CHURCH PARK (1899-- )

In 1899, the city of Memphis did not provide recreational facilities such as parks and playgrounds for its black citizens, nor were there any suitable places where black theatrical troupes could perform. It was to meet these needs that Robert R. Church bought a tract of land and built on it an auditorium with funds he had accumulated since the Civil War. The park was called "Church's Park and Auditorium" and was located on a site of over six acres on Beale Street near Fourth and Turley. The grounds were handsomely and generously landscaped, and the auditorium, equipped with the best and most modern accommodations of the time, could seat 2,200 people.
        Church's Park and Auditorium was built by Church, owned by Church, and managed by Church. It was heralded as the only business venture of its kind in America and represented an unusual business feat for anyone at any time in history. An article in the September 15, 1906 Planter Journal noted that the auditorium cost $50,000 and that it was well equipped and had one of the largest stages in the South, completely furnished with all modern equipment, including a fire-proof curtain. The Planter's Journal also pointed out that the park and auditorium were without a doubt the most beautiful of its kind in the entire country.
        Beneath the stage in the auditorium was a large banquet hall and bar, and a soda fountain was located near the entrance to provide refreshments for visitors. The fire-proof drop curtain on the stage of the auditorium was a copy of an oil painting of the burning steamer, Bulletin No. 2, which hung in the parlor of the Church residence. In addition to the auditorium, there was a large bandstand where evening band concerts were performed for the public during the summer months. Bands of fraternal organizations and other groups played for picnics and various events held in the park. Also contained in the park was a playground with recreational facilities, including slides and swings, for the entertainment and pleasure of children.
        Among the popular theatrical troupes that toured the country prior to 1920 and performed at the Church Park Auditorium were the Black Patti Troubadours, with John Rucker (known as "The Alabama Blossom"), Madame Sissieretta Jones (the famous "Black Patti"), the Smart Set with S. H. Dudley (advertised as "The Greatest Colored Show On Earth"), and the Fisk Jubilee Singers.
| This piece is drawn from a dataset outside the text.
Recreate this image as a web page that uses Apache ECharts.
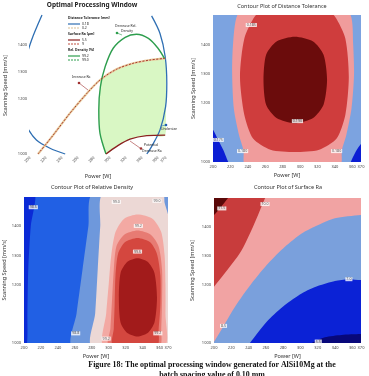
<!DOCTYPE html>
<html>
<head>
<meta charset="utf-8">
<script src="https://cdn.jsdelivr.net/npm/echarts@6/dist/echarts.min.js"></script>
<style>
html, body { margin: 0; padding: 0; background: #fff; }
#main { width: 369px; height: 376px; }
</style>
</head>
<body>
<div id="main"></div>
<script>
// tick labels (shared by the four panels)
var xTickLabels = [200, 220, 240, 260, 280, 300, 320, 340, 360, 370];
var yTickLabels = [1000, 1200, 1300, 1400];

// --- Optimal processing window (power W, speed mm/s) ---
var owDistLeft = [[215,1507],[202,1416],[192,1319],[188,1234],[189,1160],[196,1100],[208,1051],[225,1021],[244,1000]];
var owDistRight = [[352,1504],[362.5,1440],[369,1355],[371,1258],[369.5,1173],[362.5,1088],[352,1027],[346,1000]];
var owRa9 = [[210,1000],[229,1069],[250,1149],[271,1221],[287.5,1270],[308,1309],[329,1331],[350,1343],[369,1349]];
var owRa55 = [[295,1000],[308,1027],[325,1054],[346,1067],[369,1069]];
var owDens = [[295,1000],[287.5,1075],[286,1161],[288,1246],[294,1319],[304,1386],[319,1426],[333,1437],[348,1422],[360,1386],[368,1349]];
var owWindow = [[295,1000],[287.5,1075],[286,1161],[287.5,1240],[288.5,1272],[308,1309],[329,1331],[350,1343],[369,1349],[369,1069],[346,1067],[325,1054],[308,1027]];

// --- Distance tolerance contours ---
var dtLow = [[195,1125],[200,1110],[206,1075],[212,1040],[216,1010],[218,990],[195,990]];
var dtLowR = [[375,1070],[369,1058],[363,1030],[358,990],[375,990]];
var dt180 = [[292,1590],[335,1575],[358,1500],[361,1400],[362,1297],[359,1180],[353,1090],[348,1040],[346,990],[292,980],[237,990],[235,1040],[230,1090],[224,1180],[222,1297],[223,1400],[228,1500],[250,1575]];
var dt185 = [[294,1545],[325,1530],[340,1495],[352,1420],[356,1290],[352,1160],[342,1080],[322,1042],[294,1034],[266,1042],[246,1080],[236,1160],[231,1290],[236,1420],[248,1495],[263,1530]];
var dt190 = [[294,1426],[315,1410],[327,1365],[331,1279],[327,1195],[315,1150],[294,1132],[273,1150],[261,1195],[258,1279],[261,1365],[273,1410]];
var dtLabelPos = [[244,1466],[297,1139],[206,1075],[234,1037],[342,1037]];
var dtLabelText = ['0.185','0.190','0.175','0.180','0.180'];

// --- Relative density contours ---
var rdLow = [[195,1510],[213,1510],[208,1400],[205,1250],[204,1100],[203,990],[195,990]];
var rd988 = [[281,1510],[276,1400],[269,1250],[262,1100],[257,990],[380,990],[380,1510]];
var rd990 = [[293,1510],[290,1400],[287,1250],[284,1100],[280,990],[380,990],[380,1300],[372,1420],[366,1480],[364,1510]];
var rd992 = [[334,1440],[352,1425],[362,1380],[366,1300],[367,1200],[367,1100],[366,990],[294,990],[297,1100],[300,1200],[303,1300],[308,1380],[318,1425]];
var rd994 = [[334,1385],[350,1370],[359,1330],[363,1250],[363,1150],[362,1050],[360,990],[300,990],[302,1050],[304,1150],[306,1250],[309,1330],[318,1370]];
var rd996 = [[334,1360],[349,1345],[357,1305],[361,1230],[361,1130],[359,1050],[357,990],[305,990],[306,1050],[307,1130],[308,1230],[311,1305],[319,1345]];
var rd998 = [[334,1290],[346,1278],[354,1240],[357,1156],[354,1070],[346,1034],[334,1022],[322,1034],[314,1070],[312,1156],[314,1240],[322,1278]];
var rdLabelPos = [[211,1465],[261,1033],[309,1483],[357,1487],[335,1401],[334,1313],[297,1015],[358,1033]];
var rdLabelText = ['98.6','98.8','99.0','99.0','99.2','99.6','99.2','99.2'];

// --- Surface Ra contours ---
var raHigh2 = [[195,1510],[218,1510],[216,1499],[200,1441],[195,1436]];
var raHigh = [[195,1510],[261,1510],[259,1499],[245,1400],[230,1310],[200,1194],[195,1180]];
var raMid = [[195,1510],[375,1510],[375,1441],[369.6,1441],[339.9,1430],[320.6,1407],[301.4,1378],[282,1332],[262.8,1275],[243.6,1206],[224.3,1125],[200.4,1006],[195,995]];
var raLow = [[241.6,1000],[262.8,1079],[282,1131],[301.4,1171],[320.6,1197],[339.9,1214],[355.3,1220],[369.6,1217],[375,1217],[375,990],[240,990]];
var raLow2 = [[313,1000],[328.3,1020],[347.6,1028],[369.6,1031],[375,1031],[375,990],[312,990]];
var raLabelPos = [[209,1464],[259,1479],[211,1059],[356,1220],[320.6,1005]];
var raLabelText = ['11.5','10.0','8.5','7.0','5.5'];

var FONT = 'Noto Sans';
var myChart = echarts.init(document.getElementById('main'), null, { renderer: 'canvas' });

function region(idx, pts, color) {
	return {
		type: 'custom', xAxisIndex: idx, yAxisIndex: idx, clip: true, silent: true,
		data: [pts[0]],
		renderItem: function (params, api) {
			return {
				type: 'polygon',
				shape: { points: pts.map(function (p) { return api.coord(p); }), smooth: 0.25 },
				style: { fill: color }
			};
		}
	};
}

function curve(idx, pts, color, width, dash, z) {
	return {
		type: 'line', xAxisIndex: idx, yAxisIndex: idx, data: pts, smooth: 0.3,
		symbol: 'none', clip: false, silent: true, z: z || 3,
		lineStyle: { color: color, width: width, type: dash || 'solid' }
	};
}

function labels(idx, pos, txt) {
	return {
		type: 'scatter', xAxisIndex: idx, yAxisIndex: idx, symbolSize: 0, silent: true, z: 10,
		data: pos.map(function (p, i) { return { value: p, name: txt[i] }; }),
		label: {
			show: true, position: 'inside', formatter: '{b}', fontSize: 3.6, fontFamily: FONT,
			color: '#333', backgroundColor: '#fff', padding: [0, 1]
		}
	};
}

function xAxis(idx, rotate) {
	return {
		type: 'value', gridIndex: idx, min: 200, max: 370, interval: 20,
		name: 'Power [W]', nameLocation: 'middle', nameGap: rotate ? 19 : 10,
		nameTextStyle: { fontSize: 5.5, fontFamily: FONT, color: '#333' },
		axisLine: { show: false }, axisTick: { show: false }, splitLine: { show: false },
		axisLabel: {
			fontSize: 4, fontFamily: FONT, color: '#444', margin: 3, rotate: rotate || 0,
			showMaxLabel: true,
			formatter: function (v) { return xTickLabels.indexOf(v) >= 0 ? String(v) : ''; }
		}
	};
}

function yAxis(idx, gap) {
	return {
		type: 'value', gridIndex: idx, min: 1000, max: 1500, interval: 100,
		name: 'Scanning Speed [mm/s]', nameLocation: 'middle', nameGap: gap,
		nameTextStyle: { fontSize: 5.5, fontFamily: FONT, color: '#333' },
		axisLine: { show: false }, axisTick: { show: false }, splitLine: { show: false },
		axisLabel: {
			fontSize: 4, fontFamily: FONT, color: '#444', margin: 3,
			formatter: function (v) { return yTickLabels.indexOf(v) >= 0 ? String(v) : ''; }
		}
	};
}

function txt(x, y, s, size, opts) {
	opts = opts || {};
	return {
		type: 'text', x: x, y: y, z: 20, silent: true,
		style: {
			text: s, fill: opts.color || '#222', align: opts.align || 'left', verticalAlign: 'middle',
			font: (opts.weight || 'normal') + ' ' + size + 'px ' + (opts.family || FONT)
		}
	};
}

function seg(x1, y1, x2, y2, color, w, dash) {
	return {
		type: 'line', z: 20, silent: true, shape: { x1: x1, y1: y1, x2: x2, y2: y2 },
		style: { stroke: color, lineWidth: w, lineDash: dash || null }
	};
}

function dot(x, y, color) {
	return { type: 'circle', z: 21, silent: true, shape: { cx: x, cy: y, r: 1.3 }, style: { fill: color } };
}

var graphics = [
	txt(92, 5, 'Optimal Processing Window', 6.5, { align: 'center', weight: 'bold' }),
	txt(282, 6, 'Contour Plot of Distance Tolerance', 5.5, { align: 'center', color: '#333' }),
	txt(92, 187, 'Contour Plot of Relative Density', 5.5, { align: 'center', color: '#333' }),
	txt(288, 187, 'Contour Plot of Surface Ra', 5.5, { align: 'center', color: '#333' }),
	// legend of the window plot
	txt(68, 18, 'Distance Tolerance [mm]', 3.4, { weight: 'bold' }),
	seg(68, 24, 80, 24, '#2f6fb3', 1.2), txt(82, 24, '0.18', 3.4),
	seg(68, 28, 80, 28, '#d8c098', 1.2, [2, 1]), txt(82, 28, '0.2', 3.4),
	txt(68, 34, 'Surface Ra [\u00b5m]', 3.4, { weight: 'bold' }),
	seg(68, 40, 80, 40, '#8b2020', 1.2), txt(82, 40, '5.5', 3.4),
	seg(68, 44, 80, 44, '#c05040', 1.2, [2, 1]), txt(82, 44, '9', 3.4),
	txt(68, 50, 'Rel. Density [%]', 3.4, { weight: 'bold' }),
	seg(68, 56, 80, 56, '#2e9e4e', 1.2), txt(82, 56, '99.2', 3.4),
	seg(68, 60, 80, 60, '#2e9e4e', 1.2, [2, 1]), txt(82, 60, '99.0', 3.4),
	// annotations
	txt(115, 26, 'Decrease Rel.', 3.4), txt(121, 31, 'Density', 3.4),
	seg(122, 35, 117, 33, '#2e9e4e', 0.6), dot(117, 33, '#2e9e4e'),
	txt(72, 77, 'Increase Ra', 3.4),
	seg(88, 90, 79, 83, '#a03030', 0.6), dot(79, 83, '#a03030'),
	txt(161, 129, 'Undersize', 3.4),
	seg(161, 126, 166, 125, '#2f6fb3', 0.6), dot(166, 125, '#1f5fb0'),
	txt(144, 145, 'Potential', 3.4), txt(142, 151, 'Decrease Ra', 3.4),
	seg(130, 141, 140, 148, '#a03030', 0.6), dot(141, 148.5, '#a03030'),
	// caption
	txt(212, 365, 'Figure 18: The optimal processing window generated for AlSi10Mg at the', 7.9,
		{ align: 'center', weight: 'bold', family: 'Liberation Serif', color: '#111' }),
	txt(212, 375, 'batch spacing value of 0.10 mm', 7.9,
		{ align: 'center', weight: 'bold', family: 'Liberation Serif', color: '#111' })
];

myChart.setOption({
	animation: false,
	backgroundColor: '#fff',
	grid: [
		{ left: 30, top: 17, width: 136, height: 137 },
		{ left: 213, top: 15, width: 148, height: 147, show: true, backgroundColor: '#7ca3e0', borderWidth: 0 },
		{ left: 21, top: 197, width: 147, height: 146, show: true, backgroundColor: '#2160e4', borderWidth: 0 },
		{ left: 214, top: 198, width: 147, height: 145, show: true, backgroundColor: '#7aa0dc', borderWidth: 0 }
	],
	xAxis: [xAxis(0, 45), xAxis(1), xAxis(2), xAxis(3)],
	yAxis: [yAxis(0, 22), yAxis(1, 17), yAxis(2, 17), yAxis(3, 19)],
	series: [
		// window plot
		region(0, owWindow, '#d9f7c4'),
		curve(0, owDistLeft, '#2f6fb3', 1.3),
		curve(0, owDistRight, '#2f6fb3', 1.3),
		curve(0, owRa9, '#e8cc9e', 2.2, 'solid', 3),
		curve(0, owRa9, '#a83a30', 1, [2, 1.5], 4),
		curve(0, owDens, '#2e9e4e', 1.4),
		curve(0, owRa55, '#8b2020', 1.4),
		// distance tolerance
		region(1, dtLow, '#0b1ed4'),
		region(1, dtLowR, '#0b1ed4'),
		region(1, dt180, '#f09c9c'),
		region(1, dt185, '#cf3d3d'),
		region(1, dt190, '#6b0c0c'),
		labels(1, dtLabelPos, dtLabelText),
		// relative density
		region(2, rdLow, '#0a2ad6'),
		region(2, rd988, '#6e98dc'),
		region(2, rd990, '#ecd8d5'),
		region(2, rd992, '#f3a9a3'),
		region(2, rd994, '#e77b73'),
		region(2, rd996, '#d4473f'),
		region(2, rd998, '#a21b1b'),
		labels(2, rdLabelPos, rdLabelText),
		// surface Ra
		region(3, raMid, '#f1a3a3'),
		region(3, raHigh, '#c83c3c'),
		region(3, raHigh2, '#5a0808'),
		region(3, raLow, '#0b22d6'),
		region(3, raLow2, '#08087a'),
		labels(3, raLabelPos, raLabelText)
	],
	graphic: graphics
});
</script>
</body>
</html>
        President Theodore Roosevelt was a guest at a reception given by the black citizens of Memphis and addressed an estimated audience of over 10,000 citizens there on November 19, 1902. Booker T. Washington and party, who were touring Tennessee, also were guests there for breakfast in the banquet hall of the auditorium on November 24, 1909. James Shilliday, Herbert J. Seligmann, James Weldon Johnson, and Walter White, all officials of the national office of the NAACP, visited the location.
        The Lincoln Republican League, founded and organized by Robert R. Church, Jr., held its meetings in the auditorium, as did the first Memphis Branch of the NAACP. The Church of God In Christ, founded by Bishop C. H. Mason, held its convocations in the Church Park Auditorium before Mason Temple was built. William C. Handy, the world famous "blues" composer and musician, was employed to play for dances in Church's Park and Auditorium. The Cotton Makers' Jubilee, the black arm of the spring Cotton Carnival festival, was held on the site. World-acclaimed musicians Duke Ellington, Louis Armstrong, and Cab Calloway all played jazz there. Numerous school activities, including LeMoyneOwen College athletic games, dances, and other events were held there.
        Much of Memphis' early black history took place on Beale Street in Church's Park and Auditorium. During the 1940s, a hostile City of Memphis administration changed the name of the park and auditorium to "Beale Avenue Auditorium." Some years later, structures on the site were demolished under the government's urban renewal program. The site was empty and barren until 1987, when the park was refurbished and landscaped into a tree-shaded grassy area.
        In 1993, the park was listed in the National Register of Historic Places and was made a part of the Beale Street Historic District. In 1994, Roberta Church, the granddaughter of the founder, gave the park and city a large 22,000-pound white granite and bronze memorial monument, erected in memory of and dedicated to her father, Robert Church, Jr. The monument features a bronze bust of Robert R. Church, Sr., and is inscribed with historical information.